Leo, por primera vez, a Jeanette Winterson, uno de sus últimos libros: “¿Por qué ser feliz cuando puedes ser normal?” y me encuentro algo que creo haber leído en otras ocasiones a algún otro escritor que ahora no recuerdo, y lo subrayo: “Lo que se deja fuera en un escrito dice tanto como las cosas que se incluyen”, y poco más adelante: “Cuando escribimos ofrecemos el silencio tanto como la historia. Las palabras son esa parte de silencio que se puede expresar”, lo que me lleva a pensar enseguida en esa idea tan querida y fascinante en la que abiertamente decimos que el autor, de alguna forma, desaparece una vez escrito el libro y que este en las manos del lector se convierte en el trampolín que le lanza a explorar por su cuenta y riesgo otros mundos, nuevas ideas, hallazgos ignotos entre líneas y en los márgenes del libro que está leyendo que no es más que un espejo, aunque muchas veces ¡qué espejo más deslumbrante!, en donde se ve a sí mismo en sus abismos sin fondo.
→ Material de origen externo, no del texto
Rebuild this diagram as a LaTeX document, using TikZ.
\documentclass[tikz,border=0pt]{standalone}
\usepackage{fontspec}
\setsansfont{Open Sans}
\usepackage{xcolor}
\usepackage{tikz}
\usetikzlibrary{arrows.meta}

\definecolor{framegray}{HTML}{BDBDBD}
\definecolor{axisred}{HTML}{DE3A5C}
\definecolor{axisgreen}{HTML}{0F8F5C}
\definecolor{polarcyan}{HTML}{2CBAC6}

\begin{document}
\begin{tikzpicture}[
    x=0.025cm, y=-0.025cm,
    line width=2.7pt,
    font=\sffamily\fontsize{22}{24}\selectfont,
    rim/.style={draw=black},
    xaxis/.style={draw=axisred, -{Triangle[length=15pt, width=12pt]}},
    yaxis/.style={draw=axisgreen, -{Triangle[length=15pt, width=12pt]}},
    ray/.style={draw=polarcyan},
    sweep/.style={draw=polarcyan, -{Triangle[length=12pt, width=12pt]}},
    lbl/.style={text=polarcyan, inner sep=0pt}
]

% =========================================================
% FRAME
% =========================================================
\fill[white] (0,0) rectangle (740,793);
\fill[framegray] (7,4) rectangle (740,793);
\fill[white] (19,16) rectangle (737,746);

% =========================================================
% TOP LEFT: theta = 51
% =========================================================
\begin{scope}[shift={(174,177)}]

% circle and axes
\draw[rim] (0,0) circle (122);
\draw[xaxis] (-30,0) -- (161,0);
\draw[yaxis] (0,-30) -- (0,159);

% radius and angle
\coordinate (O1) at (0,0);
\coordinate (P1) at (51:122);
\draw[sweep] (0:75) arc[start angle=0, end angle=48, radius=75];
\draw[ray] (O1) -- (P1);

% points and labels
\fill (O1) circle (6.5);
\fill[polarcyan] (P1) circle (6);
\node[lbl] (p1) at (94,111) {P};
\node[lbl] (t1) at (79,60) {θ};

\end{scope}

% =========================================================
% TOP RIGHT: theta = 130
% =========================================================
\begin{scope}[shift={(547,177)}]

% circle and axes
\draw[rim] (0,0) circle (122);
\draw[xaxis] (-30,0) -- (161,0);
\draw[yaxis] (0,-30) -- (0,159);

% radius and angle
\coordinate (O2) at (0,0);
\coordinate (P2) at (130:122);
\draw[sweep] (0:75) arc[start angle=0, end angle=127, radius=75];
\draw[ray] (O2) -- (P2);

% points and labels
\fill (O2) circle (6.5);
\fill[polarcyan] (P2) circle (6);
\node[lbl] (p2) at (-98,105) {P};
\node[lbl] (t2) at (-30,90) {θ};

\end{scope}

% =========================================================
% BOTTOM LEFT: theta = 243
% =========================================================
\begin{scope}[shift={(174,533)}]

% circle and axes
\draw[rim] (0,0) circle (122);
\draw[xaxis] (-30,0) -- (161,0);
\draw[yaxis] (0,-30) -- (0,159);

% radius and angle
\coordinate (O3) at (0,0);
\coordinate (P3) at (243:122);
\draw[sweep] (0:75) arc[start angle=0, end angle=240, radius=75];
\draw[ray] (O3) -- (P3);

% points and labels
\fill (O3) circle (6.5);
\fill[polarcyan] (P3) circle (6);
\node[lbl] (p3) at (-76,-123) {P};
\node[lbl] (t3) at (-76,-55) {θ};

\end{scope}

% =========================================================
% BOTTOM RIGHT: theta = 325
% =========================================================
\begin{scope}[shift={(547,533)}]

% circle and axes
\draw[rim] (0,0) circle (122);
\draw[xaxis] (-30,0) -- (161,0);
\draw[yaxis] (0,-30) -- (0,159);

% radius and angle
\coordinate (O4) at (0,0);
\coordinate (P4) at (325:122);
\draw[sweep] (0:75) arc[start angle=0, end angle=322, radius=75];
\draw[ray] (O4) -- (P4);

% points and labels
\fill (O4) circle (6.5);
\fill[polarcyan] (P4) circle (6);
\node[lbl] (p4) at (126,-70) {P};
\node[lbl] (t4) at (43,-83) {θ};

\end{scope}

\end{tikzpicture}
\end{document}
Es la fuerza de la lectura y su misterio más rico y enriquecedor que se pierden aquellos que se pasan días y días, años y más años y acaso la vida entera sin haber leído apenas nada, porque no hay nada más deslumbrante y hermoso que al hilo de la lectura crear otros mundos posibles y de la nada entrar en el círculo gratificante de la creatividad: vasijas de oro, caballos de barro, juegos de palabras, y darle vida a la nada, viento a los montes y los ríos, canción a los bosques, risa y llanto a la lluvia, recuerdos de la propia biografía reflejados en el libro que se tiene entre las manos, sentimientos a quien ya casi no siente nada ni es capaz de emocionarse y como si se tratara de un teatro de guiñol sacar de la chistera personajes de carne y hueso o de ficción bailando y hablando y moviéndose al sol que más calienta con vida propia y quedándose a vivir para siempre entre los grandes de la literatura y sus mejores obras.
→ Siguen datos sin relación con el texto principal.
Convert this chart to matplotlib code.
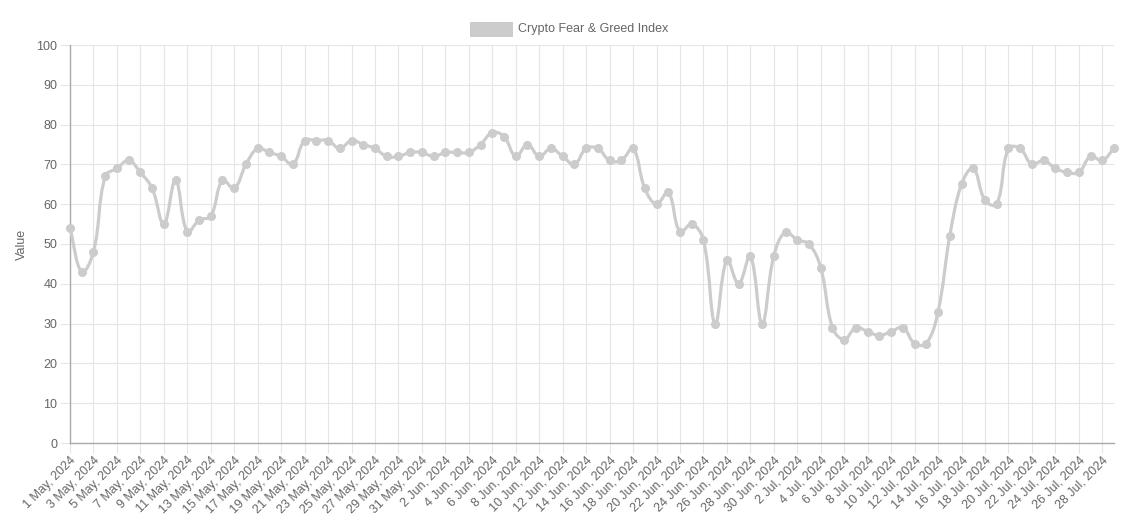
import datetime as dt
import numpy as np
import matplotlib
matplotlib.use("Agg")
import matplotlib.pyplot as plt
from matplotlib.path import Path
from matplotlib.patches import PathPatch, Rectangle

# ----------------------------------------------------------------
# Data
# ----------------------------------------------------------------
start_date = dt.date(2024, 5, 1)
values = [
    54, 43, 48, 67, 69, 71, 68, 64, 55, 66,
    53, 56, 57, 66, 64, 70, 74, 73, 72, 70,
    76, 76, 76, 74, 76, 75, 74, 72, 72, 73,
    73, 72, 73, 73, 73, 75, 78, 77, 72, 75,
    72, 74, 72, 70, 74, 74, 71, 71, 74, 64,
    60, 63, 53, 55, 51, 30, 46, 40, 47, 30,
    47, 53, 51, 50, 44, 29, 26, 29, 28, 27,
    28, 29, 25, 25, 33, 52, 65, 69, 61, 60,
    74, 74, 70, 71, 69, 68, 68, 72, 71, 74,
]
dates = [start_date + dt.timedelta(days=i) for i in range(len(values))]
labels = [f"{d.day} {d.strftime('%b')}, {d.year}" for d in dates]
y_ticks = list(range(0, 101, 10))
series_name = "Crypto Fear & Greed Index"

LINE_COLOR = "#cccccc"
GRID_COLOR = "#e5e5e5"
TEXT_COLOR = "#666666"
TENSION = 0.4

plt.rcParams["font.family"] = ["Liberation Sans", "DejaVu Sans"]

# ----------------------------------------------------------------
# Figure / axes
# ----------------------------------------------------------------
W, H = 1131, 523
fig = plt.figure(figsize=(W / 100, H / 100), dpi=100)
ax = fig.add_axes([70 / W, (H - 443) / H, 1044 / W, 398 / H])

x = np.arange(len(values))
ax.set_xlim(0, len(values) - 1)
ax.set_ylim(0, 100)

# --- smooth curve like chart.js (tension bezier in pixel space) ---
pts = ax.transData.transform(np.column_stack([x, values]))
n = len(pts)
cp_prev = pts.copy()
cp_next = pts.copy()
for i in range(n):
    prev = pts[i - 1] if i > 0 else pts[i]
    nxt = pts[i + 1] if i < n - 1 else pts[i]
    d01 = np.hypot(*(pts[i] - prev))
    d12 = np.hypot(*(nxt - pts[i]))
    tot = d01 + d12
    s01 = d01 / tot if tot else 0
    s12 = d12 / tot if tot else 0
    cp_prev[i] = pts[i] - TENSION * s01 * (nxt - prev)
    cp_next[i] = pts[i] + TENSION * s12 * (nxt - prev)

verts = [pts[0]]
codes = [Path.MOVETO]
for i in range(n - 1):
    verts += [cp_next[i], cp_prev[i + 1], pts[i + 1]]
    codes += [Path.CURVE4] * 3
verts = ax.transData.inverted().transform(np.array(verts))
ax.add_patch(PathPatch(Path(verts, codes), facecolor="none",
                       edgecolor=LINE_COLOR, lw=2.3, zorder=3,
                       capstyle="round", joinstyle="round"))
ax.plot(x, values, "o", color=LINE_COLOR, markersize=5.5, zorder=4,
        clip_on=False)

# --- grid & axes ---
tick_idx = list(range(0, len(values), 2))
ax.set_xticks(tick_idx)
ax.set_xticklabels([labels[i] for i in tick_idx], rotation=45, ha="right",
                   rotation_mode="anchor", fontsize=9, color=TEXT_COLOR)
ax.set_yticks(y_ticks)
ax.set_yticklabels([str(v) for v in y_ticks], fontsize=9, color=TEXT_COLOR)
ax.grid(True, color=GRID_COLOR, lw=0.8, zorder=0)
ax.set_axisbelow(True)
ax.tick_params(axis="both", length=7, color=GRID_COLOR, width=0.8, pad=2)
ax.tick_params(axis="x", pad=1)

for side in ("top", "right"):
    ax.spines[side].set_visible(False)
for side in ("left", "bottom"):
    ax.spines[side].set_color("#aaaaaa")
    ax.spines[side].set_linewidth(1)

ax.set_ylabel("Value", fontsize=9, color=TEXT_COLOR, labelpad=6)

# --- legend (box + text, chart.js style) ---
fig.patches.append(Rectangle((470 / W, (H - 36.7) / H), 43 / W, 15 / H,
                             transform=fig.transFigure, facecolor=LINE_COLOR,
                             edgecolor="none"))
fig.text(518 / W, (H - 29) / H, series_name, fontsize=9, color=TEXT_COLOR,
         va="center", ha="left")

fig.savefig("out.png", dpi=100)
plt.close(fig)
Quizá nunca pensara el autor del libro que se podía llegar tan lejos, pero estoy seguro que sería feliz sabiendo que cada lector ha escogido su senda a partir del primer momento, como cuando tras una encrucijada o las cien mil rotondas de cada ciudad tiramos por la calle de en medio o aquella que intuimos que puede ser en verdad la más nuestra y la que permite llevarnos a descubrir los mejores mundos y los más insospechados sueños.
Cómo se agradece a esos escritores que saben sugerir, decir sin apenas nada, dejar siempre la puerta abierta para que el lector salga y se lance a la calle de la vida a su aire y más que puntos finales use los puntos y aparte, los puntos suspensivos, respete los silencios sin apabullar con su verborrea, que más que comunicar y mostrar no es más que cacareo de aves de corral de poco vuelo.
“La lectura no es un arrullo lujoso en el que las facultades más nobles se duermen, sino, por el contrario, lo que nos mantiene alerta y nos exige nuestras horas más despiertas”, escribió Henry David Thoreau en “Walden, la vida en los bosques”, un ensayo, publicado en 1854, su obra más famosa, que leí este verano pasado. Esta frase es una de las que subrayé. Sí, la lectura nos exige nuestras horas más despiertas y creativas y nos invita a recorrer nuevos caminos.